A few key metric definitions:
| Metric | Description |
| NDCG | NDCG is a measure of the effectiveness of a ranking system, taking into account the position of relevant items in the ranked list. It is based on the idea that items that are higher in the ranking should be given more credit than items that are lower in the ranking. NDCG is calculated by dividing the discounted cumulative gain (DCG) of the ranked list by the DCG of the ideal ranked list, which is the list with the relevant items ranked in the most optimal order.
NDCG ranges from 0 to 1, with higher values indicating better performance. |
| MAP (mean average precision) | MAP is a measure of the precision of a ranking system, taking into account the number of relevant items in the ranked list. It is calculated by averaging the precision at each position in the ranked list, where precision is defined as the number of relevant items in the list up to that position divided by the total number of items in the list up to that position.

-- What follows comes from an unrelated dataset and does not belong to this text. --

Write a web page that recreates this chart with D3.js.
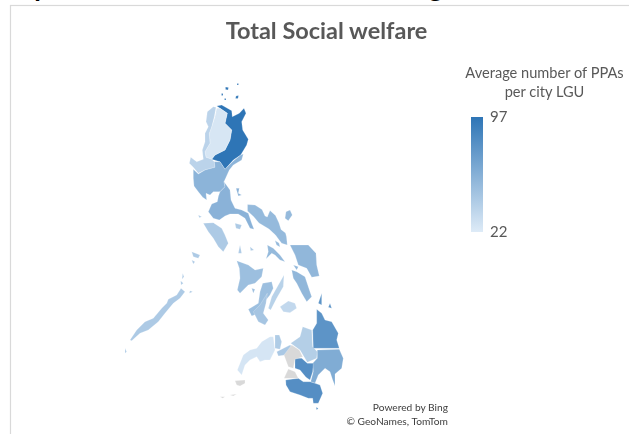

MAP ranges from 0 to 1, with higher values indicating better performance. |
| MRR (mean reciprocal rank) | MRR is a measure of the rank of the first relevant item in a ranked list. It is calculated by taking the reciprocal of the rank of the first relevant item, and averaging this value across all queries or users. For example, if the first relevant item for a given query has a rank of 3, the MRR for that query would be 1/3.
MRR ranges from 0 to 1, with higher values indicating better performance. |
Learn more about ranking metrics here.
How Does Collaborative Filtering Work?
Imagine a model that is making personalized movie recommendations to a user. A collaborative filtering model uses user engagement data to identify users with similar interests, and makes recommendations based on what similar users are enjoying. These are called user-item interactions.
The output shown to a user would look something like this: The model has predicted the top k=5 movies that the user is likely to click on and ranked them from one to five based on the user’s predicted probability to click. When the user sees these recommendations they may interact, generating a feedback loop with an actual (click or not click) that can be used to evaluate the model’s accuracy.
Monitoring a Collaborative Filtering Algorithm In Production
If there is any question about why ML observability matters for personalization algorithms like this, it’s not hard to find examples of recommender systems going off the rails in the real world.
A few examples:
- YouTube admits that “something weird is up” with its recommendation system
- Buying a toilet seat leads to…more recommended toilet seats on Amazon
- An investigation surfaces concerns about TikTok’s recommendation system
So how do we keep a model like this ranking well when it’s live?
Step 1
Ingest your model inputs and outputs to Arize. Arize has ranking model support for both search ranking and recommender systems. Whether you’re using NDCG, MAP@k, regression metrics, classification metrics, or another metric to evaluate the ranking model, it’s easy to identify the data to send to Arize and the model type to use by referring to the Arize documentation here.
Step 2
Once the data is in Arize, the model’s configurations need to be set. Here, we can choose a default metric (NDCG is selected below), and a meaningful at k value. We can also select the positive class in this case a click is denoted as “1” and a no-click is a “0.”
Step 3
Once this is all configured, here is what can be seen and tracked in Arize dashboards:
- NDCG: measures the quality of the ranked predictions over time
- MAP: measures the precision of the items in the ranked list over time
- gAUC: measures how well the model predictions the correct interaction (classification) over time
- RMSE and MAE: measures how accurate the predicted rating scores are, which are used to rank the list of recommendations.
This distribution plot is a nice sanity check. If your ranking model is ranking, items in the higher rank orders should have higher predicted ranking scores.
Step 4
If you like what you see in Dashboards and want to be automatically alerted on these trends, check out monitors.
Troubleshooting a Collaborative Filtering Algorithm in Production
Arize performance tracing and drift interactive workflows allow users to explore trends in production data and uncover root causes of model performance drift.
In Arize, we can uncover popularity bias in the movie recommendation model example. We can visualize item popularity trends in this “Long Tail” plot.
Braveheart occurred in the dataset 0.126% of time, while The Sixth Sense occurred 4.6% of time (Sorry Mel, Bruce Willis is just more popular!). If our goal with this model is personalization, we’ll want the model to be able to accurately recommend both movies to the right users.
Digging in using Arize performance tracing, we can compare NDCG filtered by items. We see the model is performing a lot worse on Braveheart than it is for the more popular movie. This indicates that we could improve model performance and personalization overall by providing additional examples of item-user interactions for these less frequently occurring movies.
Conclusion
From ecommerce to music and video streaming, collaborative filtering recommender systems play a crucial role in personalizing user experiences across many popular applications. While popular, these systems are also ticking time bombs as previously unknown issues emerge in production. Utilizing rank-aware evaluation metrics and ML observability to get to the bottom of potential issues, ML teams can stay a step ahead.